The 80s and 90s - Strategic research on agroforestry at a global scale
During the 1980s ICRAF operated as an information council focused on studying and documenting agroforestry in Africa. In 1991 it joined CGIAR (formerly the Consultative Group on International Agricultural Research) to conduct strategic research on agroforestry throughout the tropics, changing its name from Council to Centre. Starting in 1991, the Centre explicitly linked its work to the goals of CGIAR—reducing poverty, increasing food security and improving the environment—through two means: overcoming land depletion in smallholder farms of subhumid and semi-arid Africa, and searching for alternatives to slash-and-burn agriculture at the margins of the humid tropical forests. In implementing this strategy, the Centre expanded into South America and Southeast Asia while strengthening its activities in Africa.

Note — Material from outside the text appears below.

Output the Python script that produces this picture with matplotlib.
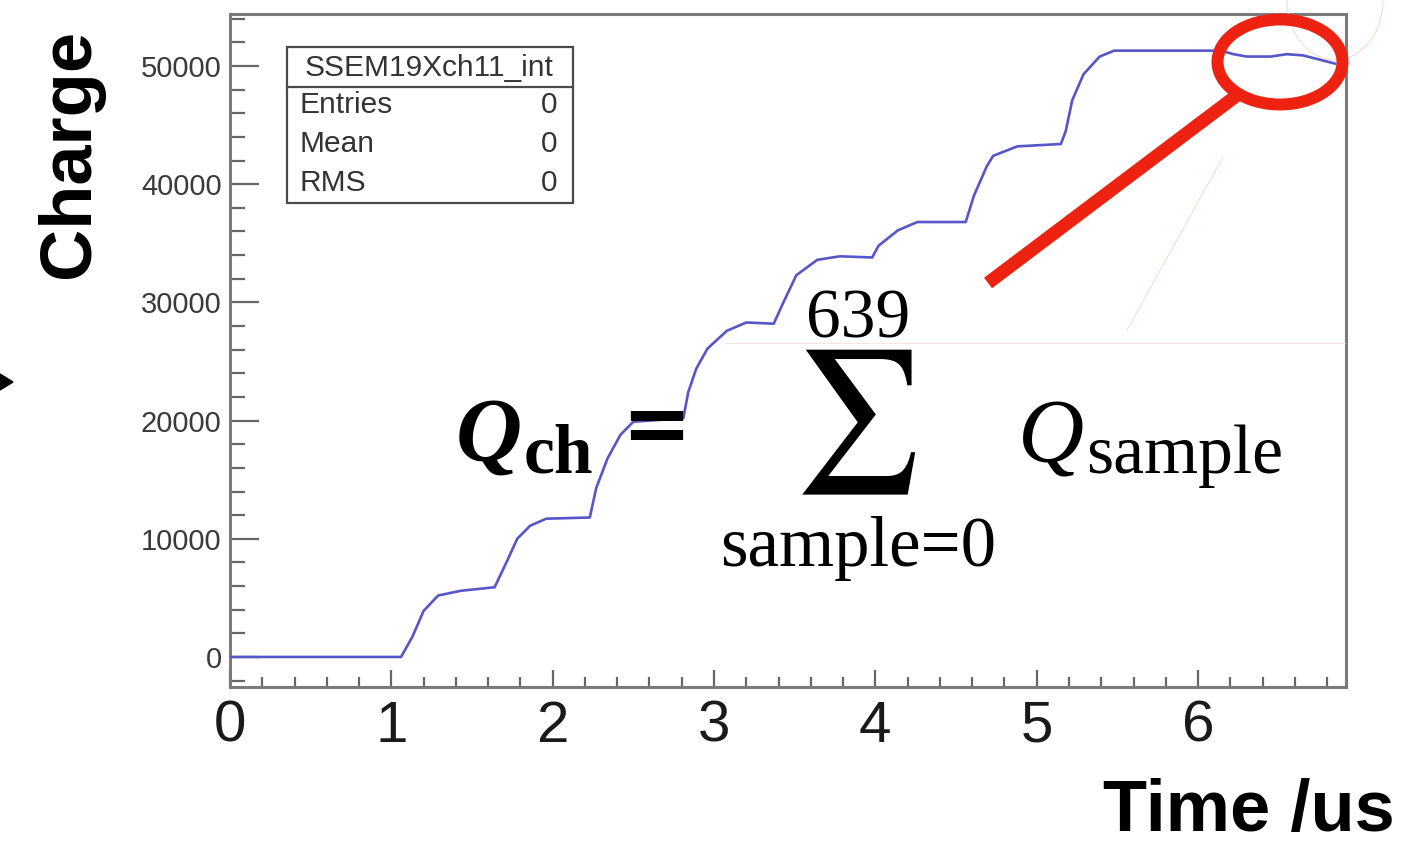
import matplotlib
matplotlib.use("Agg")
import matplotlib.pyplot as plt
from matplotlib.patches import Ellipse, Rectangle, Polygon
from matplotlib.lines import Line2D
from matplotlib.ticker import MultipleLocator

# integrated charge of SSEM19 X ch11
time_us = [0.00, 1.06, 1.13, 1.20, 1.29, 1.43, 1.64, 1.72, 1.78, 1.86, 1.96,
           2.23, 2.27, 2.34, 2.42, 2.50, 2.81, 2.84, 2.89, 2.96, 3.08, 3.20,
           3.37, 3.43, 3.51, 3.64, 3.78, 3.98, 4.02, 4.14, 4.26, 4.56, 4.61,
           4.69, 4.73, 4.88, 5.15, 5.18, 5.22, 5.29, 5.39, 5.48, 6.14, 6.22,
           6.30, 6.45, 6.55, 6.65, 6.85]
charge = [0, 0, 1700, 3900, 5200, 5600, 5900, 8200, 10000, 11100, 11700,
          11800, 14300, 16800, 18800, 19900, 20200, 22400, 24400, 26100, 27600, 28300,
          28200, 30000, 32300, 33600, 33900, 33800, 34800, 36100, 36800, 36800, 39000,
          41500, 42400, 43200, 43400, 44500, 47100, 49300, 50800, 51300, 51300, 51000,
          50800, 50800, 51000, 50900, 50200]

x_ticks = [0, 1, 2, 3, 4, 5, 6]
y_ticks = [0, 10000, 20000, 30000, 40000, 50000]

hist_name = "SSEM19Xch11_int"
stat_names = ["Entries", "Mean", "RMS"]
stat_values = ["0", "0", "0"]

W, H = 1410, 847
def fx(px):
    return px / W
def fy(py):
    return 1 - py / H

fig = plt.figure(figsize=(W / 100, H / 100), dpi=100)
ax = fig.add_axes([fx(230), fy(687), (1346 - 230) / W, (687 - 14) / H])

ax.plot(time_us, charge, color="#5656c8", lw=1.9, zorder=3)

ax.set_xlim(0, 6.917)
ax.set_ylim(-2540, 54400)
ax.set_xticks(x_ticks)
ax.set_xticklabels([str(v) for v in x_ticks], fontsize=42, family="Liberation Sans", color="#1a1a1a")
ax.set_yticks(y_ticks)
ax.set_yticklabels([str(v) for v in y_ticks], fontsize=21, family="Liberation Sans", color="#3a3a3a")
ax.xaxis.set_minor_locator(MultipleLocator(0.2))
ax.yaxis.set_minor_locator(MultipleLocator(2000))

ax.tick_params(axis="x", which="major", direction="in", length=12.5, width=1.6, color="#666666", pad=9)
ax.tick_params(axis="x", which="minor", direction="in", length=7, width=1.6, color="#666666")
ax.tick_params(axis="y", which="major", direction="in", length=21, width=1.6, color="#666666", pad=6)
ax.tick_params(axis="y", which="minor", direction="in", length=11, width=1.6, color="#666666")
for s in ax.spines.values():
    s.set_color("#7a7a7a")
    s.set_linewidth(2.2)

# stats box
fig.add_artist(Rectangle((fx(287), fy(203)), (573 - 287) / W, (203 - 47) / H,
                         transform=fig.transFigure, fill=False, ec="#4a4a4a", lw=1.6, zorder=5))
fig.add_artist(Line2D([fx(287), fx(573)], [fy(87), fy(87)], transform=fig.transFigure,
                      color="#4a4a4a", lw=1.6, zorder=5))
fig.text(fx(429), fy(68), hist_name, ha="center", va="center", fontsize=21.5,
         family="Liberation Sans", color="#333333")
for i, (n, v) in enumerate(zip(stat_names, stat_values)):
    yy = fy(105 + 39 * i)
    fig.text(fx(300), yy, n, ha="left", va="center", fontsize=21.5, family="Liberation Sans", color="#333333")
    fig.text(fx(557), yy, v, ha="right", va="center", fontsize=21.5, family="Liberation Sans", color="#333333")

# axis titles
fig.text(fx(70), fy(153), "Charge", rotation=90, ha="center", va="center",
         fontsize=52, fontweight="bold", family="Liberation Sans")
fig.text(fx(1395), fy(831), "Time /us", ha="right", va="baseline",
         fontsize=52, fontweight="bold", family="Liberation Sans")

# formula
serif = ["Liberation Serif", "DejaVu Serif"]
fig.text(fx(456), fy(461), "Q", ha="left", va="baseline", fontsize=66,
         fontweight="bold", style="italic", family=serif)
fig.text(fx(524), fy(472), "ch", ha="left", va="baseline", fontsize=50,
         fontweight="bold", family=serif)
fig.text(fx(656), fy(452), "=", ha="center", va="baseline", fontsize=60,
         fontweight="bold", family="DejaVu Sans")
fig.text(fx(855), fy(422), r"$\sum$", ha="center", va="center", fontsize=102,
         math_fontfamily="stix")
fig.text(fx(858), fy(337), "639", ha="center", va="baseline", fontsize=50, family=serif)
fig.text(fx(858), fy(566), "sample=0", ha="center", va="baseline", fontsize=51, family=serif)
fig.text(fx(1018), fy(462), "Q", ha="left", va="baseline", fontsize=66,
         style="italic", family=serif)
fig.text(fx(1086), fy(473), "sample", ha="left", va="baseline", fontsize=50, family=serif)

# red callout
red = "#ee2210"
fig.add_artist(Line2D([fx(988), fx(1240)], [fy(283), fy(93)], transform=fig.transFigure,
                      color=red, lw=9.5, solid_capstyle="butt", zorder=6))
fig.add_artist(Ellipse((fx(1280), fy(62)), 125 / W, 85 / H, transform=fig.transFigure,
                       fill=False, ec=red, lw=8.6, zorder=7))
# faint leftovers of the overlay
fig.add_artist(Ellipse((fx(1335), fy(0)), 96 / W, 120 / H, transform=fig.transFigure,
                       fill=False, ec="#f8d4d4", lw=0.7, zorder=4))
fig.add_artist(Line2D([fx(725), fx(1345)], [fy(343), fy(343)], transform=fig.transFigure,
                      color="#fae0e0", lw=0.6, zorder=2))
fig.add_artist(Line2D([fx(1127), fx(1223)], [fy(330), fy(157)], transform=fig.transFigure,
                      color="#f8d0d0", lw=0.6, zorder=2))

# small arrow head at left edge
fig.add_artist(Polygon([(fx(0), fy(374)), (fx(0), fy(390)), (fx(13), fy(382))],
                       closed=True, transform=fig.transFigure, color="black", zorder=6))

fig.savefig("out.png", dpi=100)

Late 90s - Building a strong science culture
ICRAF continued the process of institutional transformation by developing a science culture, building excellent research facilities and doubling its financial and human resources by 1996. The Centre formally adopted an integrated natural resource management framework for all of its work, and institutionalized its commitment to impact by creating a Development Group dedicated to moving research results onto farmers' fields.
2002 - ICRAF becomes the World Agroforestry Centre
In 2002, the Centre acquired the brand name the "World Agroforestry Centre". However, the "International Centre for Research in Agroforestry" remains our legal name. "World Agroforestry Centre" reflects the fact that we are now recognized as the global leader in agroforestry research and development. Realistically, however, the Centre cannot possibly provide expertise in all conceivable dimensions of agroforestry—nor do we wish to do so. There are advantages to specialization, which is why ICRAF engages in strategic alliances with a range of other institutions. Some of these partners are centres of scientific excellence in specific topics of relevance to agroforestry; others specialize in the effective delivery of research results to farmers.